■ **Brief**:
Pick out the lines below that include the string "Write".

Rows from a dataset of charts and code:

* start *

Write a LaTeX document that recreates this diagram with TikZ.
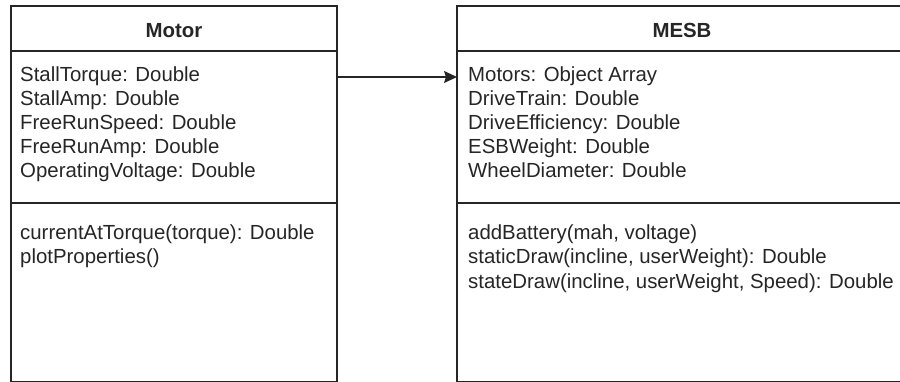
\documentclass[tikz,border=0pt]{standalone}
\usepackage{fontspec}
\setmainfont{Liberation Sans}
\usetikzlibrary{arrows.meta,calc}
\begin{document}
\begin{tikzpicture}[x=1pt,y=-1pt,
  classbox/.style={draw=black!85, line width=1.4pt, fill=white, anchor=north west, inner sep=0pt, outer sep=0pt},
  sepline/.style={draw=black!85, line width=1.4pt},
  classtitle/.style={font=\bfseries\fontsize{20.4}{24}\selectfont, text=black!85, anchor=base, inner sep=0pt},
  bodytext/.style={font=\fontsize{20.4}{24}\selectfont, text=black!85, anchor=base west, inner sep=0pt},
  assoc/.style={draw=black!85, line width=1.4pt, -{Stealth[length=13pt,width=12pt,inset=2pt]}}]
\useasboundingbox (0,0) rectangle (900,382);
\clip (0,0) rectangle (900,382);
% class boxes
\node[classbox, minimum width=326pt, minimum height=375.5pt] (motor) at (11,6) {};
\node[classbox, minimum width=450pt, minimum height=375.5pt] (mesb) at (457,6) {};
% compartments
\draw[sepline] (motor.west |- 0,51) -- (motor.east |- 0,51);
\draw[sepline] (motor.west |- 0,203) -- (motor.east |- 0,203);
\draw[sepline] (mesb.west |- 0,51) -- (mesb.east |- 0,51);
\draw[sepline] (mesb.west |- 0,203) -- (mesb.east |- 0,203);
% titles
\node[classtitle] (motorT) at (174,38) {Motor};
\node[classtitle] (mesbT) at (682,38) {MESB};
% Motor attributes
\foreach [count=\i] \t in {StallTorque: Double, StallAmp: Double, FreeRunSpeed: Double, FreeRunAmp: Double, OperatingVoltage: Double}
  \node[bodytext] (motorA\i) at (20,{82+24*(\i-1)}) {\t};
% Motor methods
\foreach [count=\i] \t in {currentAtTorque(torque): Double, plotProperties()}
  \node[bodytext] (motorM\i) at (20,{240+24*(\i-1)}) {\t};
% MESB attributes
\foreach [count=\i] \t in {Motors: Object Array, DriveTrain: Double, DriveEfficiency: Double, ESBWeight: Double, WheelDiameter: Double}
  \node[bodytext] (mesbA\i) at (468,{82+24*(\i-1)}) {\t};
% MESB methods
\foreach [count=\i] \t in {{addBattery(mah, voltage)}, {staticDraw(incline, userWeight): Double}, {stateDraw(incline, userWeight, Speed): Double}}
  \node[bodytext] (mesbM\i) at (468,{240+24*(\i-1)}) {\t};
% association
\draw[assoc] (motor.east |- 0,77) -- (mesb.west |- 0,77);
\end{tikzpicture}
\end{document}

* end *
* start *

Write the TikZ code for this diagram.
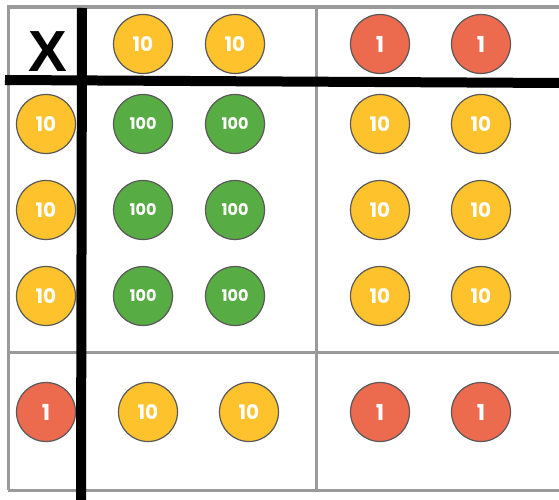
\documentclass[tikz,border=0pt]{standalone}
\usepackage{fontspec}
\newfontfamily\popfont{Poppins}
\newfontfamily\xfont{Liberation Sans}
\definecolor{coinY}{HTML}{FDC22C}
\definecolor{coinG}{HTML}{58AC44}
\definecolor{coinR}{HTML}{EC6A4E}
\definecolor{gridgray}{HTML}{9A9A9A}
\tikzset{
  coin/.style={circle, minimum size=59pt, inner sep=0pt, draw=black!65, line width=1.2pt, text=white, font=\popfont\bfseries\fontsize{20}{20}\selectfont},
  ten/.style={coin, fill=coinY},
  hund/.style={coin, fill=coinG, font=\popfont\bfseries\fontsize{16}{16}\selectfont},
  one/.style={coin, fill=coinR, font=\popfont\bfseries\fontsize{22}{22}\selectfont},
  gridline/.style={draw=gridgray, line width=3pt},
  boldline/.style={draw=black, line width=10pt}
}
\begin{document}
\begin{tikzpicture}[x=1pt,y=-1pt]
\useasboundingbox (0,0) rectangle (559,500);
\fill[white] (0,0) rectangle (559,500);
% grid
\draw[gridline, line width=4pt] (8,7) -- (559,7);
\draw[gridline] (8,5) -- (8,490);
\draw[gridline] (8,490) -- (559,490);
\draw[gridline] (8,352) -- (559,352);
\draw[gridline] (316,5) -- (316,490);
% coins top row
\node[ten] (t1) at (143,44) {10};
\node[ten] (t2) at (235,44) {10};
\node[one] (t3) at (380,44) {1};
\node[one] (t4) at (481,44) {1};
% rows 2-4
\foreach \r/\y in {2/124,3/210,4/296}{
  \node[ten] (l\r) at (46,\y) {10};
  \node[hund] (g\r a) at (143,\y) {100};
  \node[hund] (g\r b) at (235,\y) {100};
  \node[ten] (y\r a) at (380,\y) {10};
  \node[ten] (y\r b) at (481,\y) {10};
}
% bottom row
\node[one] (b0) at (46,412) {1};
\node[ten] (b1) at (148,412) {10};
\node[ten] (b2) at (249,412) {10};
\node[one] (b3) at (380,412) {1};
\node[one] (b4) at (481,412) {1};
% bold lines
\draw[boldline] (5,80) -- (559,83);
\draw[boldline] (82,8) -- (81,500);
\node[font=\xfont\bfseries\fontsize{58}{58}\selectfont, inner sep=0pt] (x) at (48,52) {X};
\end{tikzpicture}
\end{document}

* end *

■ **Task result**:
Write a LaTeX document that recreates this diagram with TikZ.
Write the TikZ code for this diagram.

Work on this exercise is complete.